Cette diversité montre qu'il n'existe pas "un" profil d'astronome
professionnel, et par voie de conséquence "une" voie de formation qui
soit idéale. Le célèbre astronome Edwin P. Hubble était avocat de
formation... Sans pousser à cet extrême, nombreux sont les physiciens tels que
George Gamow ou Hans Bethe, qui au cours de leur carrière ont apporté une
contribution décisive à l'astrophysique.
Un profil original de formation
Néanmoins, l'astronomie a sa spécificité : par le caractère particulier de
sa démarche, tout d'abord, puisqu'il s'agit d'une discipline où
l'expérimentation est délicate. L'observation et la modélisation en tiennent
lieu, tout en s'appuyant sur la théorie mathématique ou physique. La
spécificité requiert aussi une connaissance précise des objets (planètes,
étoiles, galaxies ...) dont traite l'astronomie, car les liens entre ceux-ci ne
peuvent être ignorés : on ne comprendra le problème très particulier et
local qu'est, par exemple, l'abondance de l'élément hélium dans l'atmosphère
de Jupiter qu'en référence à la formation du système solaire, voire à celle
de la Galaxie qui le contient, mais aussi à la genèse de cet élément lors
des phases primitives de l'Univers.
L'enseignement professionnel, lorsqu'il affiche l'astronomie comme sa finalité
explicite, se doit donc de rallier à la fois des compétences - l'excellence,
même - dans l'une ou l'autre des disciplines de base, mais aussi la vue
synthétique, globale de l'Univers et des objets ou structures qui le peuplent.
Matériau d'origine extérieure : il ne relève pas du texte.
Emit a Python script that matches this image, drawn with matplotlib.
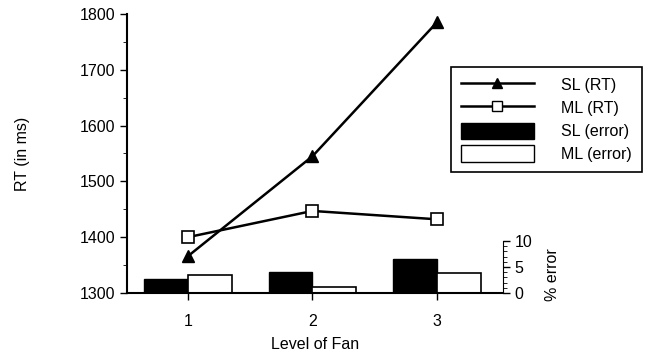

Les cursus de formation universitaires, selon les pays et les traditions,
mettent alors l'accent sur une spécialisation disciplinaire plus ou moins
poussée. Dans tous les pays, il est admis que le doctorat (ou l'anglo-saxon PhD,
Philosophical Degree) est la voie normale d'accès aux carrières de recherche
en astronomie. En France, au milieu des années 1990, une soixantaine de thèses
de doctorat étaient soutenues chaque année dans le domaine astronomique au
sens large, et un nombre comparable était observé au Royaume-Uni, pays de
forte tradition astronomique.
Le cursus doctoral
Le cursus doctoral débute après l'obtention d'un diplôme tel que la maîtrise
(ou M1), le Master of Science ou un titre d'ingénieur (dont la durée est en
général de cinq ans après la fin des études secondaires). Ce cursus doctoral
dure entre trois et cinq ans selon les pays. Il débute le plus souvent par une
formation spécialisée intensive (Diplôme d'Etudes Approfondies (DEA) ou
Master recherche (M2) en France, Diploma en Allemagne, Preliminary Requirements
aux Etats-Unis) et se termine devant un jury, formé d'universitaires et de
spécialistes du sujet, lors de la soutenance d'une thèse de doctorat :
celle-ci est un travail original, qui explore une question et apporte des
résultats nouveaux.
La diversité des thèses est considérable : du travail le plus expérimental
au plus théorique, de longues nuits d'observation à la mise au point de codes
informatiques, les thèses reflètent par leur diversité le caractère
multiforme et pluridisciplinaire de l'astronomie. Leurs résultats sont
communiqués, avant ou après soutenance, selon les méthodes usuelles
d'échange d'informations dans la communauté scientifique : publications dans
les revues spécialisées, communications à des colloques le plus souvent
internationaux, ou plus récemment diffusion sur les réseaux informatiques.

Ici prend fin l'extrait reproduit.